▶

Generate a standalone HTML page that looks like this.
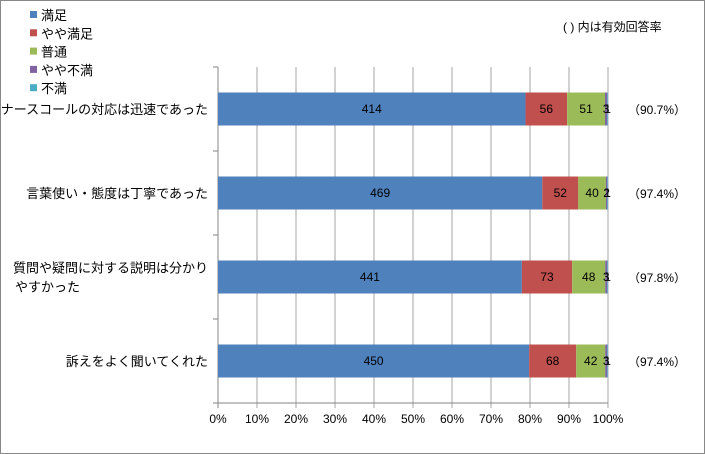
<!DOCTYPE html>
<html><head><meta charset="utf-8"><style>
body{margin:0;background:#fff}
svg{display:block;font-family:"Liberation Sans","Noto Sans CJK JP",sans-serif}
</style></head><body>
<svg id="c" width="705" height="454">
<rect x="0.5" y="0.5" width="704" height="453" fill="#fff" stroke="#888"/>
<text x="563" y="31" font-size="12" fill="#000">( ) 内は有効回答率</text>
</svg>
<script>
const categories=["ナースコールの対応は迅速であった","言葉使い・態度は丁寧であった","質問や疑問に対する説明は分かり|やすかった","訴えをよく聞いてくれた"];
const seriesNames=["満足","やや満足","普通","やや不満","不満"];
const satisfied=[414,469,441,450];
const somewhatSatisfied=[56,52,73,68];
const neutral=[51,40,48,42];
const somewhatDissatisfied=[3,2,3,3];
const dissatisfied=[1,1,1,1];
const rates=["（90.7%）","（97.4%）","（97.8%）","（97.4%）"];
const ticks=[0,10,20,30,40,50,60,70,80,90,100];
const colors=["#4f81bd","#c0504d","#9bbb59","#8064a2","#4bacc6"];
const series=[satisfied,somewhatSatisfied,neutral,somewhatDissatisfied,dissatisfied];
const svg=document.getElementById('c');const NS="http://www.w3.org/2000/svg";
const X0=218,X1=608,Y0=67,Y1=403;
const xs=p=>X0+(X1-X0)*p/100;
const band=(Y1-Y0)/categories.length;
function mk(t,a,txt){const e=document.createElementNS(NS,t);for(const k in a)e.setAttribute(k,a[k]);if(txt!=null)e.textContent=txt;svg.appendChild(e);return e;}
ticks.forEach(t=>{
 const g=mk('line',{x1:xs(t),x2:xs(t),y1:Y0,y2:Y1+5,stroke:t===0?'#868686':'#a6a6a6'});
 
 
 const l=mk('text',{x:xs(t),y:423,'font-size':12,'text-anchor':'middle'},t+'%');
 
 
});
mk('line',{x1:X0,x2:X1,y1:Y1,y2:Y1,stroke:'#868686'});
for(let i=0;i<=categories.length;i++){mk('line',{x1:X0-5,x2:X0,y1:Y0+i*band,y2:Y0+i*band,stroke:'#868686'});}
categories.forEach((c,i)=>{
 const tot=series.reduce((s,a)=>s+a[i],0);
 const cy=Y0+band*(i+0.5);const bh=33;
 let acc=0;
 series.forEach((a,j)=>{
  const x=xs(acc/tot*100);acc+=a[i];const w=xs(acc/tot*100)-x;
  const r=mk('rect',{x:x,y:cy-bh/2,width:w,height:bh,fill:colors[j]});
  
  
  const t=mk('text',{x:x+w/2,y:cy+4,'font-size':12,'text-anchor':'middle'},a[i]);
  
  
 });
 const parts=c.split('|');
 parts.forEach((p,k)=>{
  const t=mk('text',{x:parts.length>1?60:208,y:cy+5+(k-(parts.length-1)/2)*19-(parts.length>1?0:0),'font-size':13,'text-anchor':parts.length>1?'start':'end'},p);
  if(parts.length>1&&k===0){t.setAttribute('x',208);t.setAttribute('text-anchor','end');}
  if(parts.length>1&&k===1){t.setAttribute('x',15);}
  
  
 });
 const rt=mk('text',{x:628,y:cy+5,'font-size':12},rates[i]);
 
 
});
seriesNames.forEach((n,j)=>{
 const y=15+j*18.3;
 const r=mk('rect',{x:30,y:y-4,width:7,height:7,fill:colors[j]});
 
 
 const t=mk('text',{x:41,y:y+5,'font-size':13},n);
 
 
});
</script>
</body></html>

◀

**The request**
Reproduce the material in full, word for word, and omit the pictures.

**Exercise solution**
Generate a standalone HTML page that looks like this.
<!DOCTYPE html>
<html><head><meta charset="utf-8"><style>
body{margin:0;background:#fff}
svg{display:block;font-family:"Liberation Sans","Noto Sans CJK JP",sans-serif}
</style></head><body>
<svg id="c" width="705" height="454">
<rect x="0.5" y="0.5" width="704" height="453" fill="#fff" stroke="#888"/>
<text x="563" y="31" font-size="12" fill="#000">( ) 内は有効回答率</text>
</svg>
<script>
const categories=["ナースコールの対応は迅速であった","言葉使い・態度は丁寧であった","質問や疑問に対する説明は分かり|やすかった","訴えをよく聞いてくれた"];
const seriesNames=["満足","やや満足","普通","やや不満","不満"];
const satisfied=[414,469,441,450];
const somewhatSatisfied=[56,52,73,68];
const neutral=[51,40,48,42];
const somewhatDissatisfied=[3,2,3,3];
const dissatisfied=[1,1,1,1];
const rates=["（90.7%）","（97.4%）","（97.8%）","（97.4%）"];
const ticks=[0,10,20,30,40,50,60,70,80,90,100];
const colors=["#4f81bd","#c0504d","#9bbb59","#8064a2","#4bacc6"];
const series=[satisfied,somewhatSatisfied,neutral,somewhatDissatisfied,dissatisfied];
const svg=document.getElementById('c');const NS="http://www.w3.org/2000/svg";
const X0=218,X1=608,Y0=67,Y1=403;
const xs=p=>X0+(X1-X0)*p/100;
const band=(Y1-Y0)/categories.length;
function mk(t,a,txt){const e=document.createElementNS(NS,t);for(const k in a)e.setAttribute(k,a[k]);if(txt!=null)e.textContent=txt;svg.appendChild(e);return e;}
ticks.forEach(t=>{
 const g=mk('line',{x1:xs(t),x2:xs(t),y1:Y0,y2:Y1+5,stroke:t===0?'#868686':'#a6a6a6'});
 
 
 const l=mk('text',{x:xs(t),y:423,'font-size':12,'text-anchor':'middle'},t+'%');
 
 
});
mk('line',{x1:X0,x2:X1,y1:Y1,y2:Y1,stroke:'#868686'});
for(let i=0;i<=categories.length;i++){mk('line',{x1:X0-5,x2:X0,y1:Y0+i*band,y2:Y0+i*band,stroke:'#868686'});}
categories.forEach((c,i)=>{
 const tot=series.reduce((s,a)=>s+a[i],0);
 const cy=Y0+band*(i+0.5);const bh=33;
 let acc=0;
 series.forEach((a,j)=>{
  const x=xs(acc/tot*100);acc+=a[i];const w=xs(acc/tot*100)-x;
  const r=mk('rect',{x:x,y:cy-bh/2,width:w,height:bh,fill:colors[j]});
  
  
  const t=mk('text',{x:x+w/2,y:cy+4,'font-size':12,'text-anchor':'middle'},a[i]);
  
  
 });
 const parts=c.split('|');
 parts.forEach((p,k)=>{
  const t=mk('text',{x:parts.length>1?60:208,y:cy+5+(k-(parts.length-1)/2)*19-(parts.length>1?0:0),'font-size':13,'text-anchor':parts.length>1?'start':'end'},p);
  if(parts.length>1&&k===0){t.setAttribute('x',208);t.setAttribute('text-anchor','end');}
  if(parts.length>1&&k===1){t.setAttribute('x',15);}
  
  
 });
 const rt=mk('text',{x:628,y:cy+5,'font-size':12},rates[i]);
 
 
});
seriesNames.forEach((n,j)=>{
 const y=15+j*18.3;
 const r=mk('rect',{x:30,y:y-4,width:7,height:7,fill:colors[j]});
 
 
 const t=mk('text',{x:41,y:y+5,'font-size':13},n);
 
 
});
</script>
</body></html>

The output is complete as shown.